**WRITTEN EXERCISE**
Copy exactly, and only, the lines below from the first through the one containing "from bokeh.resources import INLINE", both included; pictures are omitted.

**GIVEN DATA**
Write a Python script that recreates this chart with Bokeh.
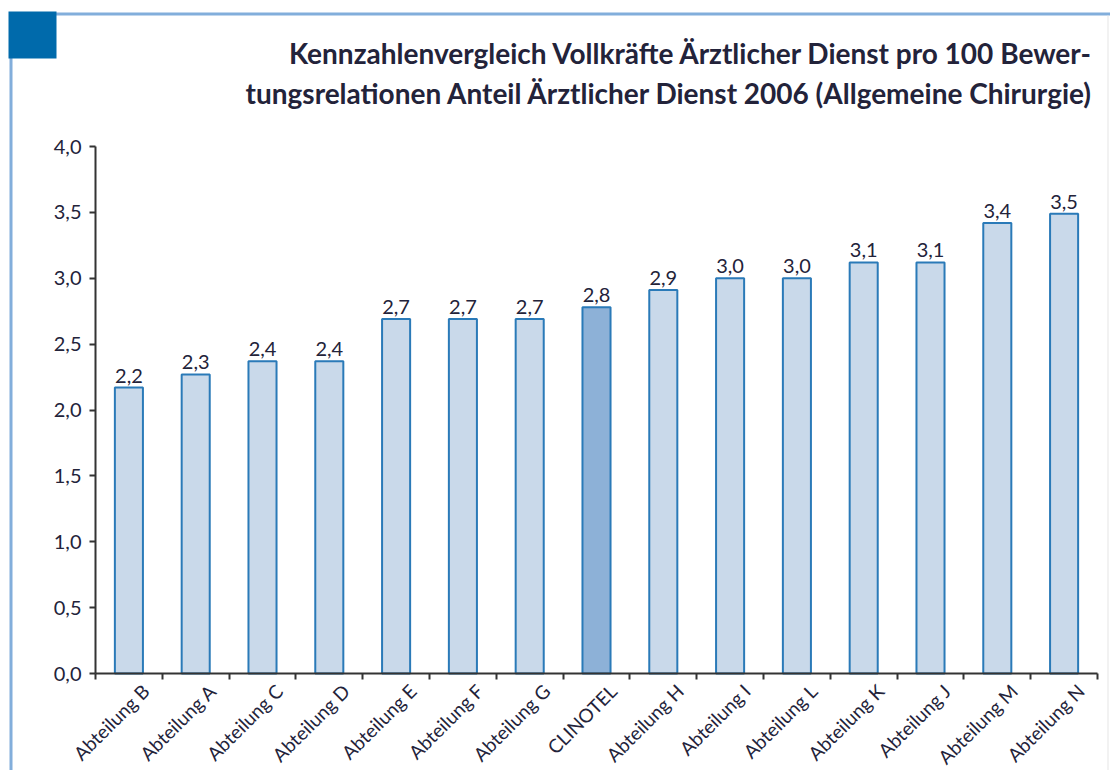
from bokeh.plotting import figure
from bokeh.models import Range1d, FixedTicker, BoxAnnotation, Label, ColumnDataSource
from bokeh.core.properties import value
from bokeh.embed import file_html
from bokeh.resources import INLINE

categories = ["Abteilung B", "Abteilung A", "Abteilung C", "Abteilung D", "Abteilung E",
              "Abteilung F", "Abteilung G", "CLINOTEL", "Abteilung H", "Abteilung I",
              "Abteilung L", "Abteilung K", "Abteilung J", "Abteilung M", "Abteilung N"]
values = [2.17, 2.27, 2.37, 2.37, 2.69, 2.69, 2.69, 2.78, 2.91, 3.0, 3.0, 3.12, 3.12, 3.42, 3.49]
highlight = "CLINOTEL"
y_ticks = [0.0, 0.5, 1.0, 1.5, 2.0, 2.5, 3.0, 3.5, 4.0]
title_lines = ["Kennzahlenvergleich Vollkräfte Ärztlicher Dienst pro 100 Bewer-",
               "tungsrelationen Anteil Ärztlicher Dienst 2006 (Allgemeine Chirurgie)"]

FONT = "Lato"
TXT = "#23233a"

# layout (pixels)
W, H = 1110, 770
FRAME_LEFT = 95        # pixel column of the y axis
FRAME_W = 1002         # width of the category band
AXIS_TOP_PX = 146      # pixel row of y = 4.0
AXIS_ZERO_PX = 673     # pixel row of y = 0
Y_MAX = 4.0
n = len(categories)
ppu_y = (AXIS_ZERO_PX - AXIS_TOP_PX) / Y_MAX
ppu_x = FRAME_W / n

def dx(px):   # canvas px -> data x
    return (px - FRAME_LEFT) / ppu_x

def dy(py):   # canvas px -> data y
    return (AXIS_ZERO_PX - py) / ppu_y

xs = [i + 0.5 for i in range(n)]
label_pos = [x + 0.25 for x in xs]
fills = ["#8db1d7" if c == highlight else "#c9d9ea" for c in categories]
labels = [f"{v:.1f}".replace(".", ",") for v in values]
src = ColumnDataSource(dict(x=xs, top=values, fill=fills, label=labels))

p = figure(width=W, height=H,
           x_range=Range1d(dx(0), dx(W)), y_range=Range1d(dy(H), dy(0)),
           output_backend="svg", toolbar_location=None,
           min_border_left=0, min_border_right=0, min_border_top=0, min_border_bottom=0)
p.outline_line_color = None
p.xgrid.visible = False
p.ygrid.visible = False

p.vbar(x="x", top="top", bottom=0, width=0.42, source=src, fill_color="fill",
       line_color="#2a7ab8", line_width=2)
p.text(x="x", y="top", text="label", source=src, text_align="center", text_baseline="bottom",
       y_offset=-5, text_font=value(FONT), text_font_size="20px", text_color=TXT)

# y axis
ya = p.yaxis[0]
ya.fixed_location = 0
ya.ticker = FixedTicker(ticks=y_ticks)
ya.bounds = (0, Y_MAX)
ya.major_label_overrides = {t: f"{t:.1f}".replace(".", ",") for t in y_ticks}
ya.minor_tick_line_color = None
ya.major_tick_in = 0
ya.major_tick_out = 6
ya.axis_line_color = "#333333"
ya.axis_line_width = 2
ya.major_tick_line_color = "#333333"
ya.major_tick_line_width = 2
ya.major_label_text_font = FONT
ya.major_label_text_font_size = "20px"
ya.major_label_text_color = TXT
ya.major_label_standoff = 8

# x axis
xa = p.xaxis[0]
xa.fixed_location = 0
xa.bounds = (0, n)
xa.ticker = FixedTicker(ticks=label_pos, minor_ticks=list(range(n + 1)))
xa.major_label_overrides = {x: c for x, c in zip(label_pos, categories)}
xa.major_tick_in = 0
xa.major_tick_out = 0
xa.minor_tick_in = 0
xa.minor_tick_out = 6
xa.minor_tick_line_color = "#333333"
xa.minor_tick_line_width = 2
xa.axis_line_color = "#333333"
xa.axis_line_width = 2
xa.major_label_orientation = 0.785
xa.major_label_text_font = FONT
xa.major_label_text_font_size = "19px"
xa.major_label_text_color = TXT
xa.major_label_standoff = 8

# title
for line, base_px in zip(title_lines, [52, 92]):
    p.add_layout(Label(x=dx(1093), y=dy(base_px), text=line, text_align="right",
                       text_baseline="alphabetic", text_font=FONT, text_font_size="28px",
                       text_font_style="bold", text_color=TXT))

# frame decoration
LINE = "#82aedb"
p.add_layout(BoxAnnotation(left=dx(9), right=dx(W), top=dy(12), bottom=dy(15),
                           fill_color=LINE, fill_alpha=1, line_color=None))
p.add_layout(BoxAnnotation(left=dx(9), right=dx(12), top=dy(12), bottom=dy(H),
                           fill_color=LINE, fill_alpha=1, line_color=None))
p.add_layout(BoxAnnotation(left=dx(1107), right=dx(1108), top=dy(15), bottom=dy(H),
                           fill_color="#e6e6e6", fill_alpha=1, line_color=None))
p.add_layout(BoxAnnotation(left=dx(8), right=dx(56), top=dy(11), bottom=dy(58),
                           fill_color="#006aab", fill_alpha=1, line_color=None))

open("out.html", "w").write(file_html(p, INLINE))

**FULL SOLUTION**
Write a Python script that recreates this chart with Bokeh.
from bokeh.plotting import figure
from bokeh.models import Range1d, FixedTicker, BoxAnnotation, Label, ColumnDataSource
from bokeh.core.properties import value
from bokeh.embed import file_html
from bokeh.resources import INLINE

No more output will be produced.